Let 1,000 Starbucks Bloom

It had to happen. Jokes about Starbucks’ ubiquity have become, well, ubiquitous, much like the coffee chain itself — so it was only a matter of time before a Starbucks outlet opened in Beijing’s Forbidden City. However, as the Financial Times reports, the Forbidden City Starbucks is facing a backlash, “following online protests sparked by a patriotic polemic published by a TV anchorman on his personal blog.”

Irrational? Yes. For a country reputedly confident thanks to its robust economic growth and growing international stature, it seems petty to get worked up about this as an “affront to Chinese culture.” Indeed, as FT reporter Mure Dickie notes:

It is unclear why Starbucks is drawing so much online ire now, given that US card company American Express actually has a bigger brand presence in the palace through its sponsorship of explanatory signs.

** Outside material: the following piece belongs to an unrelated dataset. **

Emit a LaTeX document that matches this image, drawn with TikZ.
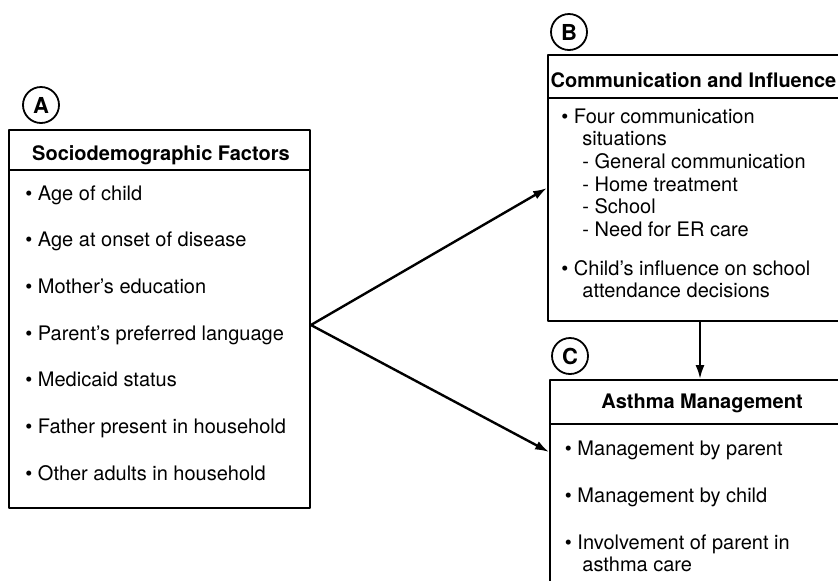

Starbucks’ Forbidden City branch has, by contrast, gradually lowered its profile in the palace in recent years, and its outlet — highly unusually — now has no external signage at all.

Yet this may be indicative of a dark side of globalization: With China opening to the world, it may have acquired a taste for a most unhealthy Western export: the culture of umbrage (whose most perverse expression may be campus speech codes). How else to explain similar reactions to other perceived “affronts”?

The coffee shop chain is only the latest foreign brand to be hit by a nationalist backlash in China.

Beijing in 2004 banned a Nike sports shoe commercial that featured a US basketball star battling and beating a kung-fu master and a dragon.

In the same year, criticism from internet users forced an apology from the creators of a Nippon Paint advert that featured a dragon slipping down a pillar, something also judged an insult to China’s trademark mythological beast.

And then last week, U.S. gum manufacturer Wrigley pulled a TV ad it ran in Russia, which featured the Chinese national anthem as the music. Well, that may be understandably offensive to a nation, but there’s a very bright spot in all this: Hostile reactions have not gone beyond loud albeit peaceful denunciations. That’s definite progress, considering how such “affronts” were handled in an earlier era.